Multi-brand Crossover events used to be rare, now they're the most desired thing
When Nintendo came up with SSMB in 1999, Hollywood had been stale in regards to doing crossovers. Even comic book events like Superman vs. Spider-Man were a once-in-a-lifetime thing back in the day (if that even happened at all).
The wider entertainment industry took a while to notice, but there's no way that the continued success of the Super Smash Bros. series didn't inspire Hollywood to once again go crazy with crossovers that pit famous characters against one another not because of some grand noir plot, but simply for the fun of it. Marvel's most successful movies of recent times, Spider-Man: Into The Spiderverse, Avengers Endgame, and Spider-Man: No Way Home are basically Super Smash Bros-like fan service.

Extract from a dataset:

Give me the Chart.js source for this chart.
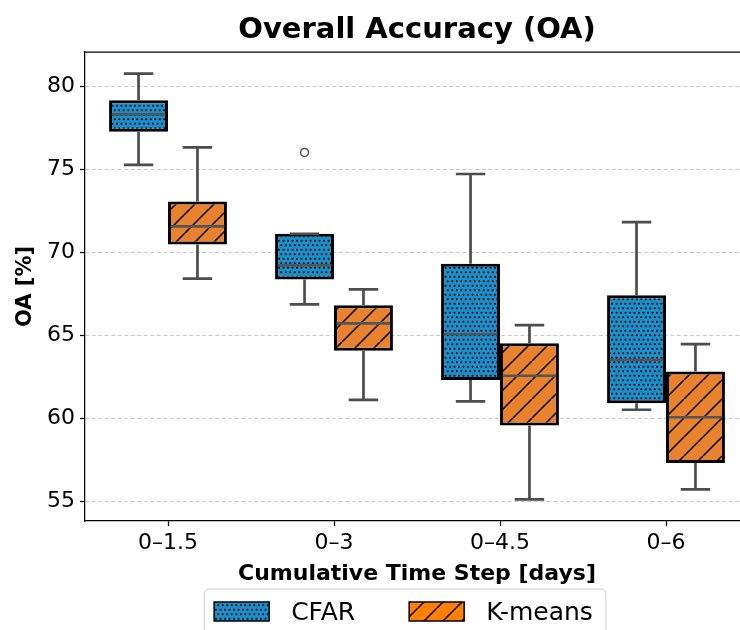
<!DOCTYPE html>
<html><head><meta charset="utf-8">
<script src="https://cdn.jsdelivr.net/npm/chart.js@4/dist/chart.umd.min.js"></script>
<style>html,body{margin:0;padding:0;background:#fff;overflow:hidden}
#wrap{width:740px;height:630px;overflow:hidden;position:relative;background:#fff}
canvas{display:block}</style></head>
<body><div id="wrap"><canvas id="c" width="760" height="630" style="width:760px;height:630px"></canvas></div>
<script>
// ---- data ----
const categories = ['0\u20131.5', '0\u20133', '0\u20134.5', '0\u20136'];
const seriesNames = ['CFAR', 'K-means'];
const yTicks = [55, 60, 65, 70, 75, 80];
const titleText = 'Overall Accuracy (OA)';
const xTitle = 'Cumulative Time Step [days]';
const yTitle = 'OA [%]';

const cfarMin = [75.25, 66.85, 61.0, 60.5];
const cfarQ1  = [77.25, 68.35, 62.3, 60.9];
const cfarMed = [78.3, 69.2, 65.05, 63.5];
const cfarQ3  = [79.15, 71.1, 69.3, 67.4];
const cfarMax = [80.75, 71.1, 74.7, 71.8];
const cfarOutliers = [[], [76.0], [], []];

const kmMin = [68.4, 61.1, 55.1, 55.7];
const kmQ1  = [70.45, 64.05, 59.55, 57.3];
const kmMed = [71.55, 65.7, 62.55, 60.05];
const kmQ3  = [73.05, 66.8, 64.5, 62.8];
const kmMax = [76.3, 67.75, 65.6, 64.45];
const kmOutliers = [[], [], [], []];

// ---- styles ----
const FONT = "'DejaVu Sans', sans-serif";
const CFAR_COLOR = '#1b8fca';
const KM_COLOR = '#e8822f';
const KM_LEGEND_COLOR = '#ff8000';

function dotPattern(color){
  const c = document.createElement('canvas'); c.width = 9; c.height = 9;
  const g = c.getContext('2d');
  g.fillStyle = color; g.fillRect(0,0,9,9);
  g.fillStyle = '#000';
  const pts = [[2.25,2.25],[6.75,2.25],[0,6.75],[4.5,6.75],[9,6.75]];
  pts.forEach(p=>{ g.beginPath(); g.arc(p[0],p[1],1.0,0,Math.PI*2); g.fill(); });
  return document.createElement('canvas').getContext('2d').createPattern(c,'repeat');
}
function hatchPattern(color){
  const s = 19;
  const c = document.createElement('canvas'); c.width = s; c.height = s;
  const g = c.getContext('2d');
  g.fillStyle = color; g.fillRect(0,0,s,s);
  g.strokeStyle = '#000'; g.lineWidth = 1.5;
  g.beginPath();
  [-s,0,s].forEach(k=>{ g.moveTo(k, s); g.lineTo(k+s, 0); });
  g.stroke();
  return document.createElement('canvas').getContext('2d').createPattern(c,'repeat');
}

const stats = [
  {min:cfarMin, q1:cfarQ1, med:cfarMed, q3:cfarQ3, max:cfarMax, out:cfarOutliers},
  {min:kmMin, q1:kmQ1, med:kmMed, q3:kmQ3, max:kmMax, out:kmOutliers}
];

const boxPlugin = {
  id:'boxExtras',
  afterDatasetsDraw(chart){
    const ctx = chart.ctx, ys = chart.scales.y;
    const py = v => ys.getPixelForValue(v);
    ctx.save();
    stats.forEach((s,d)=>{
      chart.getDatasetMeta(d).data.forEach((bar,i)=>{
        const x = bar.x, w = bar.width, cap = w/2;
        ctx.strokeStyle = '#4d4d4d'; ctx.lineWidth = 2.7; ctx.lineCap = 'butt';
        ctx.beginPath();
        ctx.moveTo(x, py(s.q3[i])); ctx.lineTo(x, py(s.max[i]));
        ctx.moveTo(x, py(s.q1[i])); ctx.lineTo(x, py(s.min[i]));
        ctx.moveTo(x-cap/2, py(s.max[i])); ctx.lineTo(x+cap/2, py(s.max[i]));
        ctx.moveTo(x-cap/2, py(s.min[i])); ctx.lineTo(x+cap/2, py(s.min[i]));
        ctx.stroke();
        ctx.strokeStyle = '#555555'; ctx.lineWidth = 2.7;
        ctx.beginPath();
        ctx.moveTo(x-w/2+2.5, py(s.med[i])); ctx.lineTo(x+w/2-2.5, py(s.med[i]));
        ctx.stroke();
        ctx.strokeStyle = '#555555'; ctx.lineWidth = 1.5;
        s.out[i].forEach(v=>{ ctx.beginPath(); ctx.arc(x, py(v), 4, 0, Math.PI*2); ctx.stroke(); });
      });
    });
    ctx.restore();
  }
};

const framePlugin = {
  id:'frameTitleLegend',
  afterDraw(chart){
    const ctx = chart.ctx, a = chart.chartArea;
    ctx.save();
    // top & right spines
    ctx.strokeStyle = '#000'; ctx.lineWidth = 1.25;
    ctx.beginPath();
    ctx.moveTo(a.left, a.top); ctx.lineTo(a.right, a.top); ctx.lineTo(a.right, a.bottom);
    ctx.stroke();
    // title
    ctx.fillStyle = '#000';
    ctx.font = 'bold 29px ' + FONT;
    ctx.textAlign = 'center'; ctx.textBaseline = 'alphabetic';
    ctx.fillText(titleText, (a.left + a.right)/2, 38);
    // legend
    ctx.font = '25px ' + FONT;
    const hw = 55, hh = 19, tpad = 22, colsp = 54, padL = 10, padR = 13;
    const w0 = ctx.measureText(seriesNames[0]).width;
    const w1 = ctx.measureText(seriesNames[1]).width;
    const fw = padL + hw + tpad + w0 + colsp + hw + tpad + w1 + padR;
    const cx = 405, ftop = 589;
    const fl = cx - fw/2;
    ctx.beginPath();
    ctx.roundRect(fl, ftop, fw, 56, 5);
    ctx.fillStyle = 'rgba(255,255,255,0.8)'; ctx.fill();
    ctx.strokeStyle = '#d0d0d0'; ctx.lineWidth = 1; ctx.stroke();
    const pTop = 602;
    let x = fl + padL;
    const fills = [dotPattern(CFAR_COLOR), hatchPattern(KM_LEGEND_COLOR)];
    const widths = [w0, w1];
    for (let k=0;k<2;k++){
      ctx.fillStyle = fills[k];
      ctx.fillRect(x, pTop, hw, hh);
      ctx.strokeStyle = '#000'; ctx.lineWidth = 1.5;
      ctx.strokeRect(x, pTop, hw, hh);
      ctx.fillStyle = '#000'; ctx.textAlign = 'left';
      ctx.fillText(seriesNames[k], x + hw + tpad, 620);
      x += hw + tpad + widths[k] + colsp;
    }
    ctx.restore();
  }
};

new Chart(document.getElementById('c').getContext('2d'), {
  type:'bar',
  data:{
    labels: categories,
    datasets:[
      {label: seriesNames[0], data: cfarQ1.map((v,i)=>[v, cfarQ3[i]]),
       backgroundColor: dotPattern(CFAR_COLOR), borderColor:'#000', borderWidth:3, borderSkipped:false},
      {label: seriesNames[1], data: kmQ1.map((v,i)=>[v, kmQ3[i]]),
       backgroundColor: hatchPattern(KM_COLOR), borderColor:'#000', borderWidth:3, borderSkipped:false}
    ]
  },
  options:{
    responsive:false, animation:false,
    layout:{padding:{left:0, right:11, top:52, bottom:41}},
    datasets:{bar:{categoryPercentage:0.71, barPercentage:1}},
    plugins:{legend:{display:false}, title:{display:false}, tooltip:{enabled:false}},
    scales:{
      x:{
        offset:true,
        grid:{display:true, drawOnChartArea:false, drawTicks:true, tickLength:5, tickColor:'#000', tickWidth:1.25, offset:false},
        border:{display:true, color:'#000', width:1.25},
        ticks:{font:{family:FONT, size:22}, color:'#000', padding:4, maxRotation:0},
        title:{display:true, text:xTitle, color:'#000', font:{family:FONT, size:22, weight:'bold'}, padding:{top:0, bottom:2}},
        afterFit(s){ s.height = 68; }
      },
      y:{
        min:53.8, max:82.05,
        afterBuildTicks(s){ s.ticks = yTicks.map(v=>({value:v})); },
        grid:{display:true, color:'#c8c8c8', lineWidth:1, drawTicks:true, tickLength:5, tickColor:'#000', tickWidth:1.25, tickBorderDash:[]},
        border:{display:true, color:'#000', width:1.25, dash:[4,2.5]},
        ticks:{font:{family:FONT, size:22}, color:'#000', padding:5},
        title:{display:true, text:yTitle, color:'#000', font:{family:FONT, size:21, weight:'bold'}, padding:{top:13, bottom:0}},
        afterFit(s){ s.width = 85; }
      }
    }
  },
  plugins:[boxPlugin, framePlugin]
});
</script>
</body></html>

No Way Home is an especially awesome achievement because taking it off the ground required Marvel and Sony to agree on something, so basically take the amount of work they had with Roger Rabbit but applied to bureaucratic stuff. Here's hoping movies will soon learn that all corporate frontiers must be consumed by the brosification of the world. Games already know that's the way to go:
Crossovers are just shamelessly ripping off Super Smash Bros.
Sony tried something similar to SSMB with Playstation All-Stars Battle Royale, but it wasn't either original or close enough to Super Smash Bros.' magical formula, and that's why you're just now remembering it ever existed.
Weird, because Sony already had their own original and successful “brosified” creation. That's Kingdom Hearts, a game that ditches the all-out battles of SSMB, opting instead for a much more Sony-Esque epic narrative that brings together characters from Disney and the Final Fantasy series.
Warner Bros. didn't want to risk it, so they made Multiversus, a game that's straight-up Super Smash Bros with the WB roster. This broke the final barrier – people are no longer afraid of admitting that Super Smash Bros. is the most powerful IP when it comes to all-around fun.
We can barely wait until they make Multiversus vs Super Smash Bros.